>> BEGIN SOURCE DATA
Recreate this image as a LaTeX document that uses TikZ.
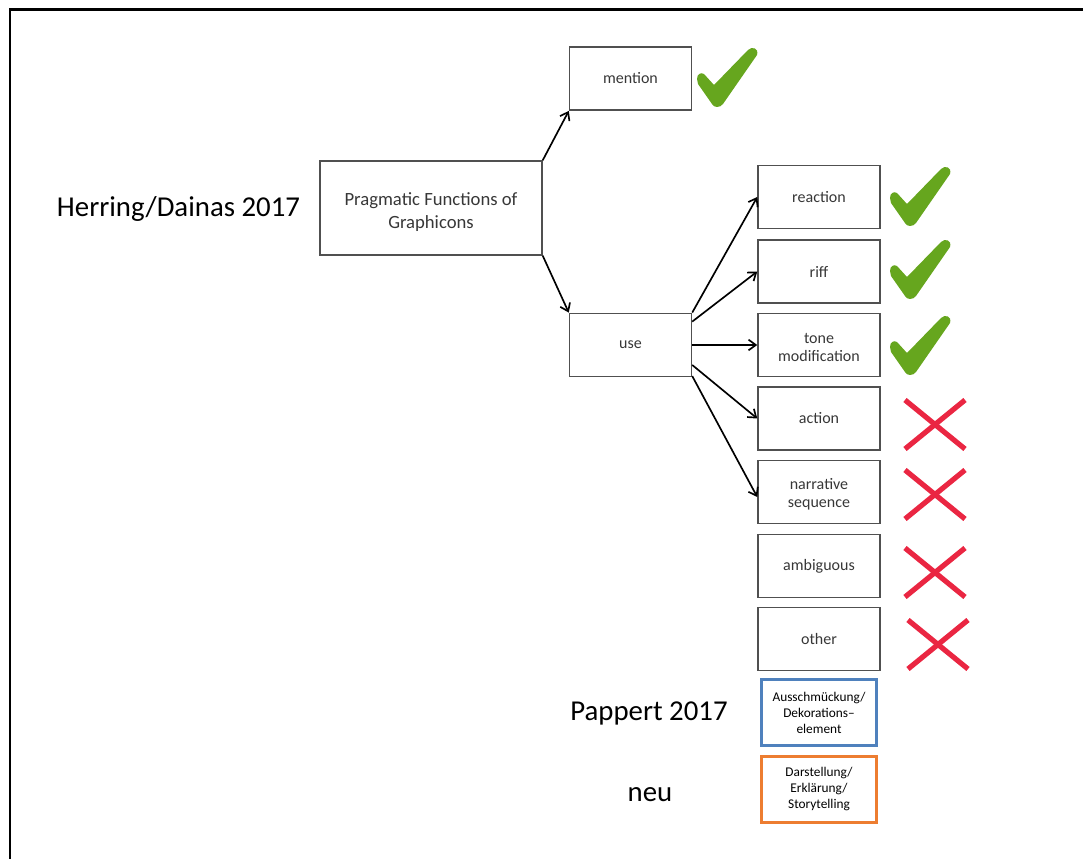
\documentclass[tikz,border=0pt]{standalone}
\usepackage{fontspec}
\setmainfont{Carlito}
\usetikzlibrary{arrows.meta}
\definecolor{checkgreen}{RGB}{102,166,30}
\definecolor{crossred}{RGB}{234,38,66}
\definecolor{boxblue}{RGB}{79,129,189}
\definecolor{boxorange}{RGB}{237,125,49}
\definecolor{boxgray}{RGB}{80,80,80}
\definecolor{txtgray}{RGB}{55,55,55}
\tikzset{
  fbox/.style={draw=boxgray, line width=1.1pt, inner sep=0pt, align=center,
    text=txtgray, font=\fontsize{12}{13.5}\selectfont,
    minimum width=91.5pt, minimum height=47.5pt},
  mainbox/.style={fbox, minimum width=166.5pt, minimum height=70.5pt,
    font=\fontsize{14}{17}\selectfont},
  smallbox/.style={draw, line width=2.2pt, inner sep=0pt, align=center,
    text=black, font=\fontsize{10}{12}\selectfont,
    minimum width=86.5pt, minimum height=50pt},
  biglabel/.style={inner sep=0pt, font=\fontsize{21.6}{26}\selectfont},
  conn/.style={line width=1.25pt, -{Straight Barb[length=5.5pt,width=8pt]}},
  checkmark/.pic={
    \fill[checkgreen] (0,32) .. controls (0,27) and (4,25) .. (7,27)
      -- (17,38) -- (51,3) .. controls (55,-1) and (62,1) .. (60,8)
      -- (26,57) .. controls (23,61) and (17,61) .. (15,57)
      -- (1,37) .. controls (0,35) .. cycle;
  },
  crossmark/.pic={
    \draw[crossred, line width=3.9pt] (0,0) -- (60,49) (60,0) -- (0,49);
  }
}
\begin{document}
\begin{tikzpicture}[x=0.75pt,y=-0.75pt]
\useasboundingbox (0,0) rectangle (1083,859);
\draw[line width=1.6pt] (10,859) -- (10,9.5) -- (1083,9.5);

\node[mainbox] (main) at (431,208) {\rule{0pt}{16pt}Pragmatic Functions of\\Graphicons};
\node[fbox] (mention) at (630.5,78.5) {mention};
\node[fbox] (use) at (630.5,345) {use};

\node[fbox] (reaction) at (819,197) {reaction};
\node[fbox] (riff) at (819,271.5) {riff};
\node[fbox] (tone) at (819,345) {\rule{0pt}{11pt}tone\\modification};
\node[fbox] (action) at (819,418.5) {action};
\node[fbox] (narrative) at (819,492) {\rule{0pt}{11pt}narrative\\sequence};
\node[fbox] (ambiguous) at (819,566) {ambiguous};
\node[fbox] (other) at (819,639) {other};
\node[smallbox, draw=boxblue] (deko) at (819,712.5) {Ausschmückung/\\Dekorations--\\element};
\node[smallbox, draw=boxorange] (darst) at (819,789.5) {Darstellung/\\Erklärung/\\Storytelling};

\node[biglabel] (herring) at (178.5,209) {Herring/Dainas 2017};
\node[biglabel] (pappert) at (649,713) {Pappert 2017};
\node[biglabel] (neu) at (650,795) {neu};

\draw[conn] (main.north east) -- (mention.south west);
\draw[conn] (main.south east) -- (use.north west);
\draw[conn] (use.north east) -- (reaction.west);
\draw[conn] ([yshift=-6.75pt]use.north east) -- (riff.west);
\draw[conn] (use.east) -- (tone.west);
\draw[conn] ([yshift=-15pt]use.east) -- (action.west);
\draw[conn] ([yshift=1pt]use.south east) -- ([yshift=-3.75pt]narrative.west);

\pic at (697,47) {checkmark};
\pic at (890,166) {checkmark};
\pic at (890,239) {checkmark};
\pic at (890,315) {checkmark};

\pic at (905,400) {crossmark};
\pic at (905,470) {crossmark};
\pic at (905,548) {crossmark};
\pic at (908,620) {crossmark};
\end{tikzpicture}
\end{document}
>> END SOURCE DATA
- **INSTRUCTION**
Print the full listing exactly, dropping the pictures.

- **CORRECT RESPONSE**
Recreate this image as a LaTeX document that uses TikZ.
\documentclass[tikz,border=0pt]{standalone}
\usepackage{fontspec}
\setmainfont{Carlito}
\usetikzlibrary{arrows.meta}
\definecolor{checkgreen}{RGB}{102,166,30}
\definecolor{crossred}{RGB}{234,38,66}
\definecolor{boxblue}{RGB}{79,129,189}
\definecolor{boxorange}{RGB}{237,125,49}
\definecolor{boxgray}{RGB}{80,80,80}
\definecolor{txtgray}{RGB}{55,55,55}
\tikzset{
  fbox/.style={draw=boxgray, line width=1.1pt, inner sep=0pt, align=center,
    text=txtgray, font=\fontsize{12}{13.5}\selectfont,
    minimum width=91.5pt, minimum height=47.5pt},
  mainbox/.style={fbox, minimum width=166.5pt, minimum height=70.5pt,
    font=\fontsize{14}{17}\selectfont},
  smallbox/.style={draw, line width=2.2pt, inner sep=0pt, align=center,
    text=black, font=\fontsize{10}{12}\selectfont,
    minimum width=86.5pt, minimum height=50pt},
  biglabel/.style={inner sep=0pt, font=\fontsize{21.6}{26}\selectfont},
  conn/.style={line width=1.25pt, -{Straight Barb[length=5.5pt,width=8pt]}},
  checkmark/.pic={
    \fill[checkgreen] (0,32) .. controls (0,27) and (4,25) .. (7,27)
      -- (17,38) -- (51,3) .. controls (55,-1) and (62,1) .. (60,8)
      -- (26,57) .. controls (23,61) and (17,61) .. (15,57)
      -- (1,37) .. controls (0,35) .. cycle;
  },
  crossmark/.pic={
    \draw[crossred, line width=3.9pt] (0,0) -- (60,49) (60,0) -- (0,49);
  }
}
\begin{document}
\begin{tikzpicture}[x=0.75pt,y=-0.75pt]
\useasboundingbox (0,0) rectangle (1083,859);
\draw[line width=1.6pt] (10,859) -- (10,9.5) -- (1083,9.5);

\node[mainbox] (main) at (431,208) {\rule{0pt}{16pt}Pragmatic Functions of\\Graphicons};
\node[fbox] (mention) at (630.5,78.5) {mention};
\node[fbox] (use) at (630.5,345) {use};

\node[fbox] (reaction) at (819,197) {reaction};
\node[fbox] (riff) at (819,271.5) {riff};
\node[fbox] (tone) at (819,345) {\rule{0pt}{11pt}tone\\modification};
\node[fbox] (action) at (819,418.5) {action};
\node[fbox] (narrative) at (819,492) {\rule{0pt}{11pt}narrative\\sequence};
\node[fbox] (ambiguous) at (819,566) {ambiguous};
\node[fbox] (other) at (819,639) {other};
\node[smallbox, draw=boxblue] (deko) at (819,712.5) {Ausschmückung/\\Dekorations--\\element};
\node[smallbox, draw=boxorange] (darst) at (819,789.5) {Darstellung/\\Erklärung/\\Storytelling};

\node[biglabel] (herring) at (178.5,209) {Herring/Dainas 2017};
\node[biglabel] (pappert) at (649,713) {Pappert 2017};
\node[biglabel] (neu) at (650,795) {neu};

\draw[conn] (main.north east) -- (mention.south west);
\draw[conn] (main.south east) -- (use.north west);
\draw[conn] (use.north east) -- (reaction.west);
\draw[conn] ([yshift=-6.75pt]use.north east) -- (riff.west);
\draw[conn] (use.east) -- (tone.west);
\draw[conn] ([yshift=-15pt]use.east) -- (action.west);
\draw[conn] ([yshift=1pt]use.south east) -- ([yshift=-3.75pt]narrative.west);

\pic at (697,47) {checkmark};
\pic at (890,166) {checkmark};
\pic at (890,239) {checkmark};
\pic at (890,315) {checkmark};

\pic at (905,400) {crossmark};
\pic at (905,470) {crossmark};
\pic at (905,548) {crossmark};
\pic at (908,620) {crossmark};
\end{tikzpicture}
\end{document}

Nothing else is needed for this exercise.